Manitoba Premier Brian Pallister has said that he plans to step down Wednesday.

Pallister, who announced his intention to step down earlier this month, said he has decided to leave well before the Progressive Conservative leadership vote Oct. 30.

Part of the reason, he says, is a desire to ensure the race does not become divisive.

“The dangers of not leaving (this week) are that false allegations will be made about me trying to influence the outcome (of the leadership vote),” Pallister said in an interview with The Canadian Press.

“And I have not, in any way, shape or form,” he said. “I have only spoken two weeks ago to my cabinet and caucus and said, ‘I will be neutral. I wish you well. I would encourage you to make sure that this is a contest among friends.'”

So far, former health minister Heather Stefanson, former member of Parliament Shelly Glover and Tory backbencher Shannon Martin have announced plans to run for leader.

In a wide-ranging interview about his political career, Pallister indicated regret over some of his government’s handling of the COVID-19 pandemic, but expressed optimism that the party will rebound from low polling numbers.

Pallister became leader in 2012 and quickly built up memberships and donations. Four years later, he took the party from the opposition benches to the largest majority government in a century. The Tories were re-elected in 2019.

Here are some quotes from an interview with The Canadian Press:

On low polling numbers: “If you govern with a view that you wish to be popular every day for four years so you can win the next election, you will not get much done … and what we have done is a lot.”

On personal likability and whether it is tied to electoral victory: “Who are the most unpopular Conservatives in the last 25 years? It’d be me and (former prime minister Stephen) Harper. Who was more likable? Well, I guess (former Manitoba Tory leader) Stu Murray was, (former federal Conservative leader) Andrew Scheer was a likable, cuddly guy. Look, it’s not about likability. It’s about integrity and competence.”

On his government’s reforms: “We went after every portfolio without exception. Child and family … education, health care, revamping the whole (emergency room) system … our Crown (corporations), (Manitoba) Hydro, changing the subsidy culture. That’s not easy. I was very unpopular — I am very unpopular — because a lot of the loud people like to be subsidized.”

On the COVID-19 pandemic and easing restrictions when vaccination targets were met: “We kept our word and, in hindsight, probably should have explained that we can’t do that now because 80 per cent (vaccinated) isn’t enough. It’s got to be 90 (per cent) and the Delta variant changed things.”

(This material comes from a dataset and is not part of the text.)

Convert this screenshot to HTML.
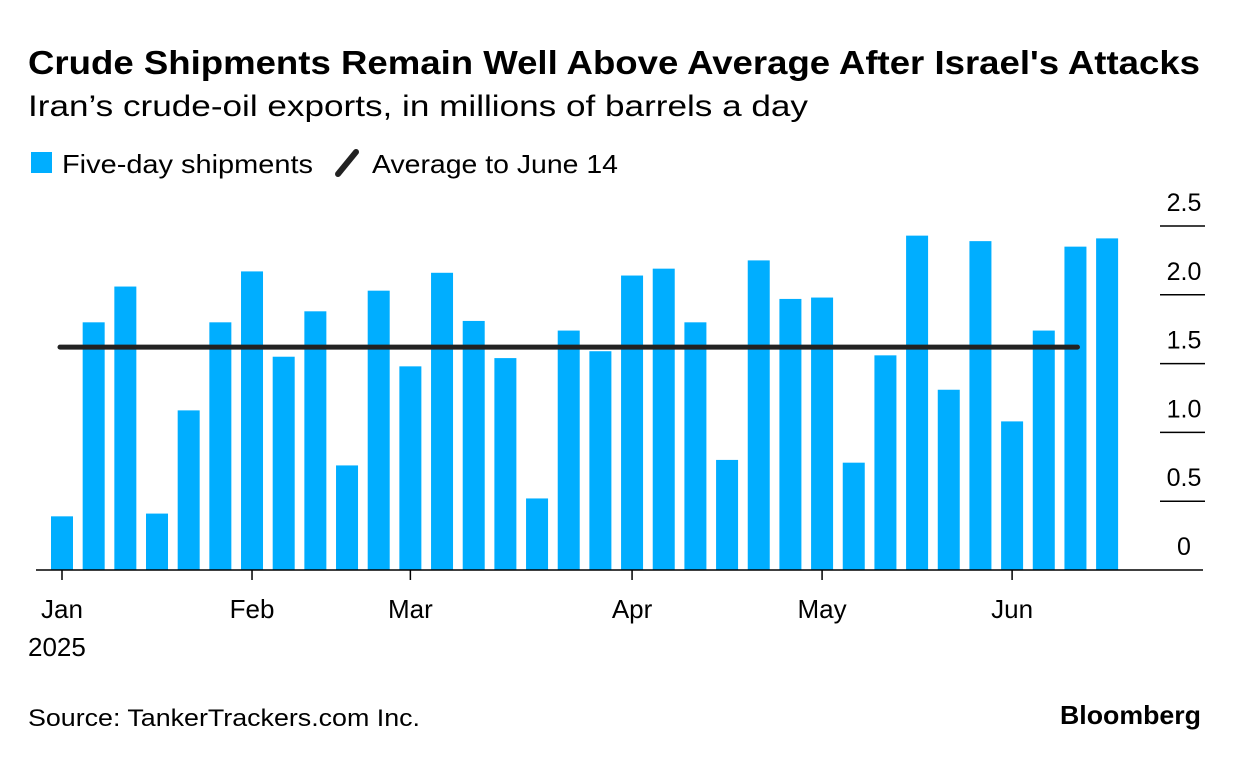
<!DOCTYPE html>
<html><head><meta charset="utf-8"><style>
body{margin:0;background:#fff;width:1240px;height:758px;overflow:hidden;font-family:"Liberation Sans",sans-serif;}
</style></head><body>
<svg width="1240" height="758" xmlns="http://www.w3.org/2000/svg" font-family="Liberation Sans, sans-serif">
<text x="28" y="74" font-size="33" font-weight="bold" fill="#000" textLength="1172" lengthAdjust="spacingAndGlyphs">Crude Shipments Remain Well Above Average After Israel's Attacks</text>
<text x="28" y="116" font-size="30" fill="#000" textLength="780" lengthAdjust="spacingAndGlyphs">Iran’s crude-oil exports, in millions of barrels a day</text>
<g>
<rect x="31" y="152" width="21" height="21" fill="#00aeff"/>
<text x="62" y="173" font-size="26" fill="#000" textLength="251" lengthAdjust="spacingAndGlyphs">Five-day shipments</text>
<line x1="338" y1="174" x2="356" y2="152" stroke="#222" stroke-width="6" stroke-linecap="round"/>
<text x="372" y="173" font-size="26" fill="#000" textLength="246" lengthAdjust="spacingAndGlyphs">Average to June 14</text>
</g>
<g id="plot"></g>
<text x="28" y="726" font-size="24" fill="#000" textLength="392" lengthAdjust="spacingAndGlyphs">Source: TankerTrackers.com Inc.</text>
<text x="1060" y="724" font-size="26" font-weight="bold" fill="#000" textLength="141" lengthAdjust="spacingAndGlyphs">Bloomberg</text>
</svg>
<script>
const values=[0.39,1.80,2.06,0.41,1.16,1.80,2.17,1.55,1.88,0.76,2.03,1.48,2.16,1.81,1.54,0.52,1.74,1.59,2.14,2.19,1.80,0.80,2.25,1.97,1.98,0.78,1.56,2.43,1.31,2.39,1.08,1.74,2.35,2.41];
const average=1.62;
const averageEndIndex=32;
const yTicks=[0,0.5,1.0,1.5,2.0,2.5];
const yTickLabels=["0","0.5","1.0","1.5","2.0","2.5"];
const monthLabels=["Jan","Feb","Mar","Apr","May","Jun"];
const monthIndex=[0,6,11,18,24,30];
const NS="http://www.w3.org/2000/svg";
const g=document.getElementById('plot');
const y0=570, pxPerUnit=137.6, x0=62, step=31.67, bw=22;
const y=v=>y0-v*pxPerUnit;
const x=i=>x0+i*step;
function mk(t,a){const e=document.createElementNS(NS,t);for(const k in a)e.setAttribute(k,a[k]);g.appendChild(e);return e;}
yTicks.forEach((t,i)=>{
  if(t>0){const l=mk('line',{x1:1160,x2:1205,y1:y(t),y2:y(t),stroke:'#000','stroke-width':1.5});
  
  }
  const tx=mk('text',{x:1184,y:y(t)-15,'font-size':25,'text-anchor':'middle',fill:'#000'});
  tx.textContent=yTickLabels[i];
  
  
});
values.forEach((v,i)=>{
  const r=mk('rect',{x:x(i)-bw/2,y:y(v),width:bw,height:v*pxPerUnit,fill:'#00aeff'});
  
  
});
const ax=mk('line',{x1:36,x2:1203,y1:y0,y2:y0,stroke:'#000','stroke-width':1.5});


monthIndex.forEach((mi,i)=>{
  const t=mk('line',{x1:x(mi),x2:x(mi),y1:y0,y2:y0+10,stroke:'#000','stroke-width':1.5});
  
  
  const tx=mk('text',{x:x(mi),y:618,'font-size':26,'text-anchor':'middle',fill:'#000'});
  tx.textContent=monthLabels[i];
  
  
});
const yr=mk('text',{x:28,y:656,'font-size':26,fill:'#000'});
yr.textContent='2025';


const av=mk('line',{x1:x(0)-2,x2:x(averageEndIndex)+2,y1:y(average),y2:y(average),stroke:'#222','stroke-width':5,'stroke-linecap':'round'});


</script>
</body></html>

On being front and centre for COVID-19 news conferences: “I did take on the face of the pandemic … and you know why? Because I probably was going to leave. And when I leave, the face of the pandemic leaves. And so the opportunity for the PC party to renew and to grow … is real.”

On economic recovery coming out of the pandemic: “We’re on the rebound. I see it. Most people don’t see it yet. You’ll see it in six months.”

On returning to financial planning after leaving office: “I’ll get back and do succession planning. I love that. I love helping families. That’s how I started my business out of my car in 1980 and that’s how I built it. I like working with small business families, keeping the business in the family if they want.”

A timeline of major events in Manitoba Premier Brian Pallister’s political career:

Sept. 15, 1992: Pallister wins a provincial byelection in Portage la Prairie. He is re-elected in 1995 and elevated to cabinet as minister for government services.

April 1997: Pallister resigns his provincial seat to run in the federal election for the Progressive Conservatives. He loses to a Reform Party candidate.

November 2000: Pallister wins the Portage-Lisgar riding for the Canadian Alliance. He is re-elected under the Conservative banner and announces in 2008 he will not run again.

July 2012: Pallister returns to provincial politics and becomes leader of the Progressive Conservatives unopposed.

April 2016: Pallister leads the Progressive Conservatives to the largest Manitoba majority government in a century. The party captures 40 of 57 legislature seats.

September 2019: Pallister’s Tories are re-elected with 36 seats after he calls voters to the polls a year early.

July 2021: Pallister makes comments on Canadian history that Indigenous leaders say downplay the harmful effects of residential schools. His Indigenous relations minister quits two days later.

Aug 10, 2021: On the eve of a caucus retreat, Pallister announces he will not seek re-election and asks the Progressive Conservative party to begin planning for a new leader. The party selects Oct. 30 for a vote.